Конечно, зло нельзя искоренить злом, как черное нельзя закрасить черным. Но Гитлера можно было одолеть только силой, и не враги, а именно мания величия, возникшая из упоения властью, заставила его действовать так, как он действовал. Никто не станет отрицать, что и евреи люди. Но меня они выпестовали и окружали. Это были мои родственники, школьные друзья и учителя. Добрые, в высшей степени порядочные, трудолюбивые. И их подвергли жестокой «выбраковке». Увы, я был не в состоянии вернуть их к жизни и предъявить тем, кто никогда не был знаком с евреями. И потому невыносимо было слушать, будто эти несчастные отчасти сами повинны в случившемся с ними. Я бледнел и начинал заикаться. Вместо того, чтобы постепенно избавляться от груза прошлого, я вынужден был сперва доказать, собрав факты и аргументы, что зло вообще имело место. К тому же каждый хотел, чтобы именно я признал его непричастность, подтвердил его невиновность. И оказалось, что у людей самоуверенных способность представлять себя в выгодном свете поистине безгранична.

Готовность к сочувствию и состраданию проявлялась, как правило, только в отношении себя самих. Ведь большинство тоже понесло тяжелые потери, тоже многим пожертвовало. Что тут было причиной, а что следствием, теперь не играло никакой роли. Жертва была жертвой, страдание — страданием. Все убивали друг друга и, стало быть, квиты. Баста. И такой была самая мягкая форма нежелания понять. Во избежание душевных травм я иной раз скрывал свое еврейство. Но, поступая так, испытывал ощущение вины. Не описать, какое чувство горечи я испытывал неделями, стоило мне — в силу обстоятельств, нехватки решимости, сил, времени — промолчать там, где следовало высказаться, мгновенно заявить протест.

Все чаще возникало желание уехать за границу. Наконец в 1956 году я съездил в Израиль — один. Хотел осмотреться и решить, способна ли эта страна стать родиной для меня и моей семьи. Но это было невозможно. Нетерпимость ортодоксальных евреев сделала бы жизнь моей жены-христианки и наших детей похожей на жизнь евреев в других странах мира. Это молодое государство хотело быть еврейским. Достаточно хлопот доставляло ему уже арабское население. И вопрос о переселении в Израиль для нас отпал.

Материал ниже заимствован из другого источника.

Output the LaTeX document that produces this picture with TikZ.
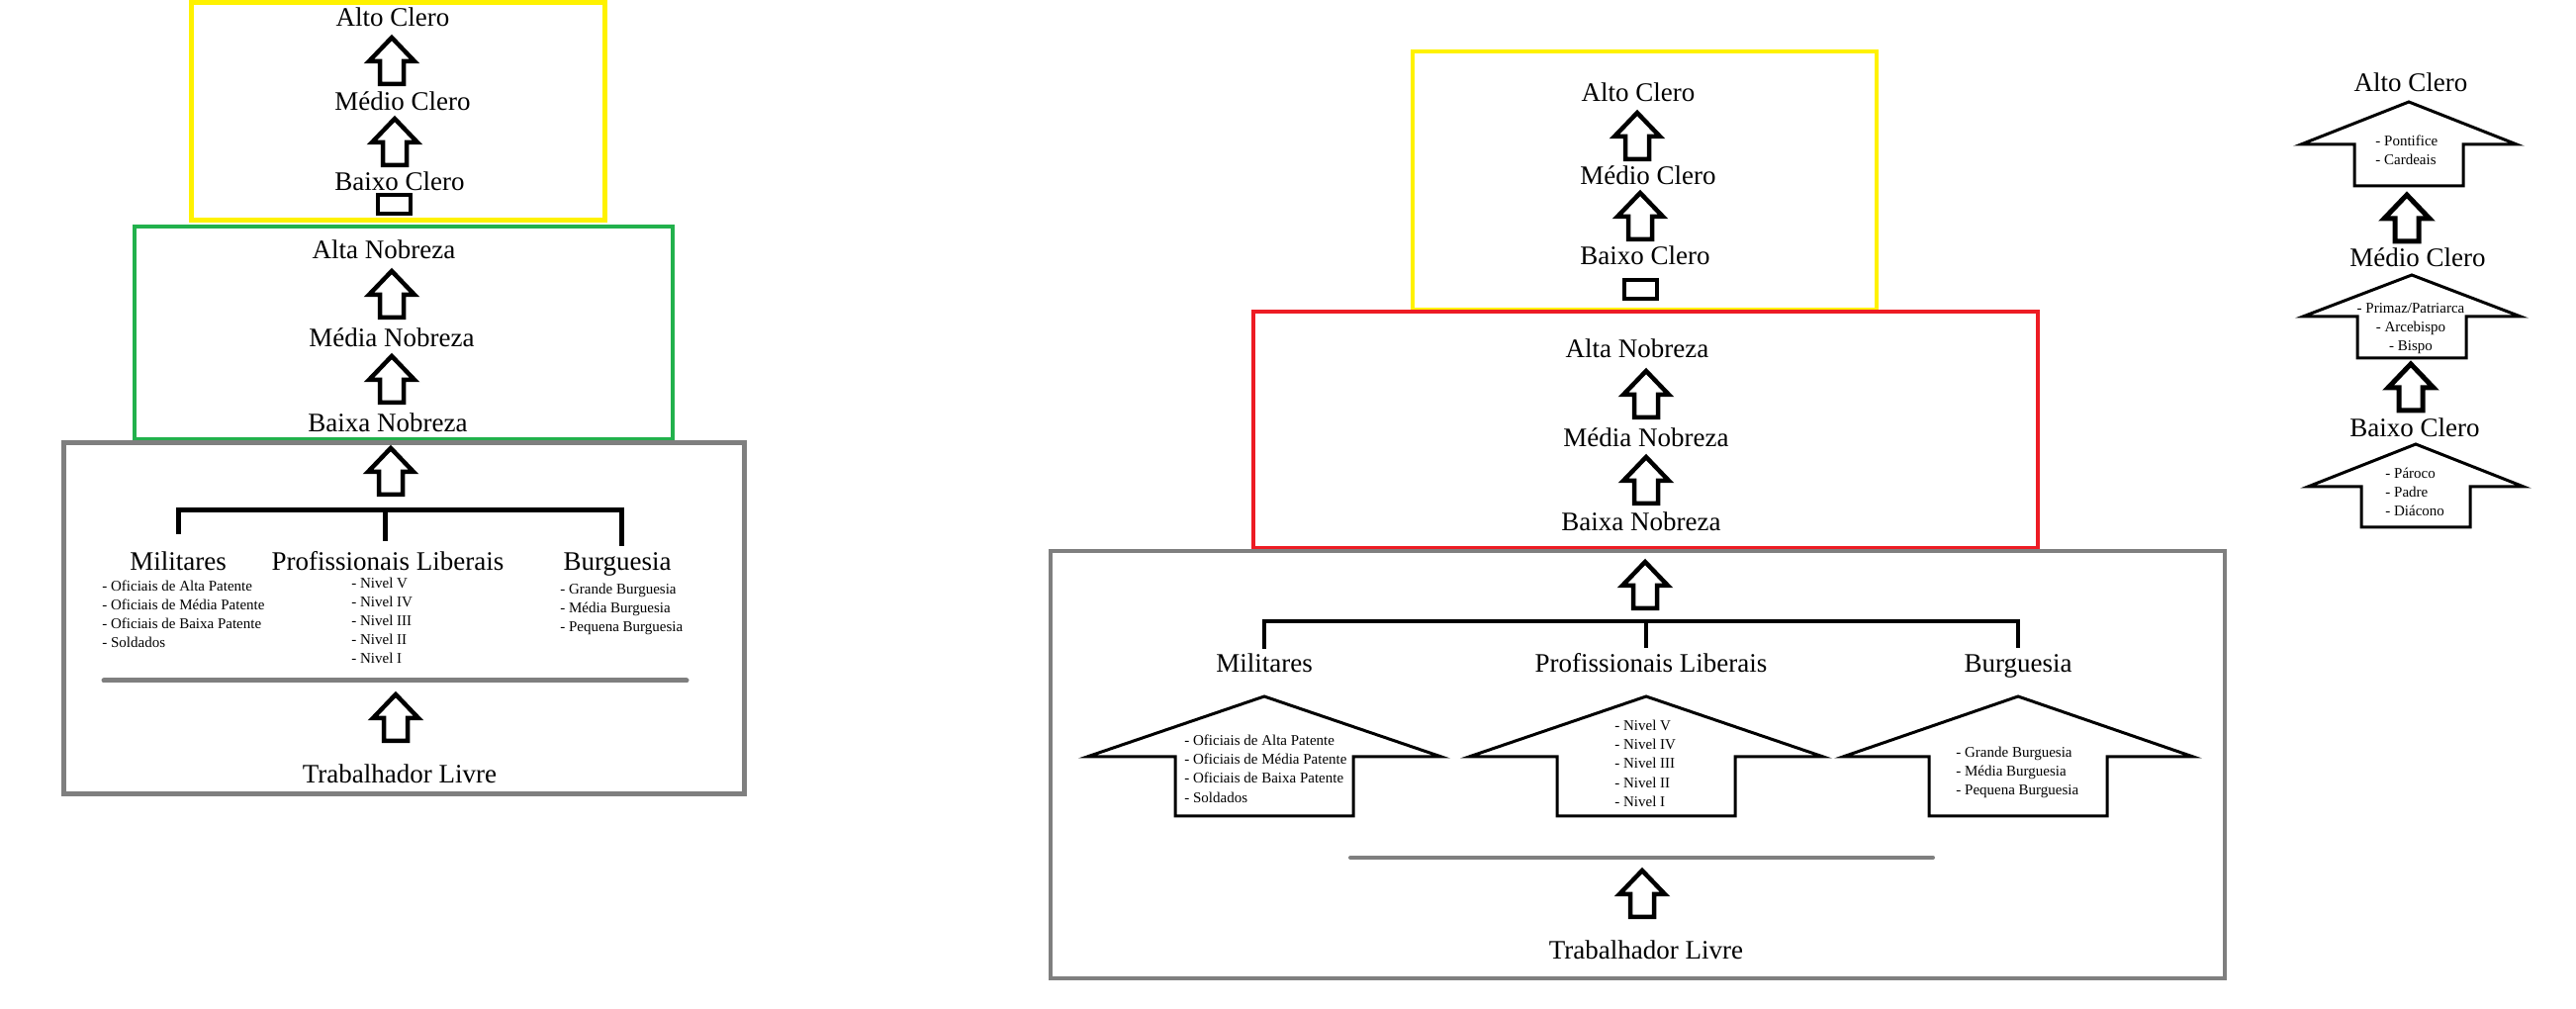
\documentclass[tikz,border=0pt]{standalone}
\usepackage{fontspec}
\setmainfont{Liberation Serif}
\definecolor{pyellow}{RGB}{255,242,0}
\definecolor{pgreen}{RGB}{34,177,76}
\definecolor{pred}{RGB}{237,28,36}
\definecolor{pgray}{RGB}{127,127,127}
\tikzset{
  big/.style={font=\fontsize{13.5}{16}\selectfont, inner sep=0pt, anchor=base},
  small/.style={font=\fontsize{7.5}{9}\selectfont, inner sep=0pt, anchor=base west},
  smallc/.style={font=\fontsize{7.5}{9}\selectfont, inner sep=0pt, anchor=base},
  uparrow/.pic={\draw (0,0) -- (23,24) -- (12,24) -- (12,47) -- (-12,47) -- (-12,24) -- (-23,24) -- cycle;},
  arrowpic/.style={line width=2.25pt},
  arrowpicb/.style={line width=2.5pt},
  houseline/.style={line width=1.5pt},
  stubbox/.style={line width=2.25pt},
}
\newcommand\drawhouse[6]{%
  \draw[houseline] (#1,#2) -- ({#1+#5},#3) -- ({#1+#6},#3) -- ({#1+#6},#4) -- ({#1-#6},#4) -- ({#1-#6},#3) -- ({#1-#5},#3) -- cycle;}
\begin{document}
\begin{tikzpicture}[x=0.5pt,y=-0.5pt]
\useasboundingbox (0,0) rectangle (2604,1020);
\fill[white] (0,0) rectangle (2604,1020);

% ================= LEFT DIAGRAM =================
\draw[pyellow, line width=2.5pt] (193,3) rectangle (611,223);
\draw[pgreen, line width=2pt] (136,229) rectangle (680,444);
\draw[pgray, line width=2.5pt] (64,448) rectangle (752,803);

\node[big] (lac) at (397,27) {Alto Clero};
\node[big] (lmc) at (407,112) {Médio Clero};
\node[big] (lbc) at (404,193) {Baixo Clero};
\node[big] (lan) at (388,262) {Alta Nobreza};
\node[big] (lmn) at (396,351) {Média Nobreza};
\node[big] (lbn) at (392,437) {Baixa Nobreza};

\pic[arrowpic] at (396,38) {uparrow};
\pic[arrowpic] at (399,120) {uparrow};
\pic[arrowpic] at (396,274) {uparrow};
\pic[arrowpic] at (396,360) {uparrow};
\pic[arrowpic] at (395,453) {uparrow};
\pic[arrowpic] at (400,702) {uparrow};
\draw[stubbox] (382,197) rectangle (415,216);

\draw[line width=2.5pt] (180,540) -- (180,516) -- (628,516) -- (628,552);
\draw[line width=2.5pt] (389,516) -- (389,547);

\node[big] (lmil) at (180,577) {Militares};
\node[big] (lprof) at (392,577) {Profissionais Liberais};
\node[big] (lburg) at (624,577) {Burguesia};

\foreach \t [count=\i] in {- Oficiais de Alta Patente, - Oficiais de Média Patente, - Oficiais de Baixa Patente, - Soldados}
  \node[small] (lmil\i) at (103,{579+19*\i}) {\t};
\foreach \t [count=\i] in {- Nivel V, - Nivel IV, - Nivel III, - Nivel II, - Nivel I}
  \node[small] (lniv\i) at (355,{576+19*\i}) {\t};
\foreach \t [count=\i] in {- Grande Burguesia, - Média Burguesia, - Pequena Burguesia}
  \node[small] (lbur\i) at (566,{582+19*\i}) {\t};

\draw[pgray, line width=2.5pt, line cap=round] (105,688) -- (694,688);
\node[big] (ltl) at (404,792) {Trabalhador Livre};

% ================= MIDDLE DIAGRAM =================
\draw[pyellow, line width=2pt] (1428,52) rectangle (1897,313);
\draw[pred, line width=1.75pt] (1267,315) rectangle (2060,554);
\draw[pgray, line width=1.75pt] (1062,557) rectangle (2249,989);

\node[big] (mac) at (1656,103) {Alto Clero};
\node[big] (mmc) at (1666,187) {Médio Clero};
\node[big] (mbc) at (1663,268) {Baixo Clero};
\node[big] (man) at (1655,362) {Alta Nobreza};
\node[big] (mmn) at (1664,452) {Média Nobreza};
\node[big] (mbn) at (1659,537) {Baixa Nobreza};

\pic[arrowpic] at (1655,114) {uparrow};
\pic[arrowpic] at (1658,195) {uparrow};
\pic[arrowpic] at (1664,375) {uparrow};
\pic[arrowpic] at (1664,462) {uparrow};
\pic[arrowpic] at (1663,568) {uparrow};
\pic[arrowpic] at (1660,880) {uparrow};
\draw[stubbox] (1642,283) rectangle (1675,302);

\draw[line width=1.75pt] (1278,656) -- (1278,628) -- (2040,628) -- (2040,655);
\draw[line width=1.75pt] (1664,628) -- (1664,655);

\node[big] (mmil) at (1278,680) {Militares};
\node[big] (mprof) at (1669,680) {Profissionais Liberais};
\node[big] (mburg) at (2040,680) {Burguesia};

\drawhouse{1278}{704}{765}{825}{179}{90}
\drawhouse{1664}{704}{765}{825}{179}{90}
\drawhouse{2040}{704}{765}{825}{177}{90}

\foreach \t [count=\i] in {- Oficiais de Alta Patente, - Oficiais de Média Patente, - Oficiais de Baixa Patente, - Soldados}
  \node[small] (mmil\i) at (1197,{734+19.3*\i}) {\t};
\foreach \t [count=\i] in {- Nivel V, - Nivel IV, - Nivel III, - Nivel II, - Nivel I}
  \node[small] (mniv\i) at (1632,{719+19.3*\i}) {\t};
\foreach \t [count=\i] in {- Grande Burguesia, - Média Burguesia, - Pequena Burguesia}
  \node[small] (mbur\i) at (1977,{746+19.3*\i}) {\t};

\draw[pgray, line width=2pt, line cap=round] (1365,867) -- (1954,867);
\node[big] (mtl) at (1664,970) {Trabalhador Livre};

% ================= RIGHT DIAGRAM =================
\node[big] (rac) at (2437,93) {Alto Clero};
\node[big] (rmc) at (2444,270) {Médio Clero};
\node[big] (rbc) at (2441,442) {Baixo Clero};

\drawhouse{2435}{103}{146}{188}{109}{55}
\drawhouse{2438}{278}{320}{362}{110}{55}
\drawhouse{2442}{449}{492}{533}{109}{55}

\pic[arrowpicb] at (2433,197) {uparrow};
\pic[arrowpicb] at (2437,368) {uparrow};

\node[small] (rac1) at (2401,148) {- Pontifice};
\node[small] (rac2) at (2401,167) {- Cardeais};
\node[smallc] (rmc1) at (2437,317) {- Primaz/Patriarca};
\node[smallc] (rmc2) at (2437,336) {- Arcebispo};
\node[smallc] (rmc3) at (2437,355) {- Bispo};
\node[small] (rbc1) at (2411,484) {- Pároco};
\node[small] (rbc2) at (2411,503) {- Padre};
\node[small] (rbc3) at (2411,522) {- Diácono};
\end{tikzpicture}
\end{document}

В нашем домике было уютно и зимой тепло. А осенью вокруг самодельной террасы даже рос виноград. Моя работа меня удовлетворяла; я играл с полной отдачей и зачастую испытывая глубокое волнение. Всего нам, в общем-то, хватало, и желать было нечего. Но вдруг накатывало и не отпускало. Из-за ночных кошмаров я, останавливаясь на гастролях в отеле, стал бояться криками или разговорами во сне нарушить покой коллег и выдать им свои тревоги.

А ведь тогда в концлагере, мечтая о свежем воздухе и копченой рыбе как о высшем счастье, я дал обет быть вечно благодарным и нетребовательным, если выживу. Как с этим соотносилась моя теперешняя жизнь? Означала ли ее новая стадия, что старые обеты недействительны? Что право моих школьных друзей на справедливость и реабилитацию хоть в какой-то форме можно больше не учитывать, раз они мертвы? Был ли призыв оставаться верным иудаизму лишь традиционным напутствием раввина? Был ли плач общины при виде пустых мест в синагоге не более чем сценой из некоей фантастической трагедии? Нет, ничего из этого мне не дано забыть. Но все это исключительно мои личные раны, у других есть свои — кто знает, может, еще глубже. Так что не будем постоянно терзать друг друга. Хорошо, но где же мне — только для себя самого — провести границу так, чтобы не отрекаться от себя и от погибших? До Лоренца и Глобке? Или еще дальше — до Эйхмана и Гиммлера? Или даже Гитлера? Или уже не проводить ее вовсе? Считая, что все заслужили примирение, прощение, новую жизнь, в том числе убийцы с их сообщниками?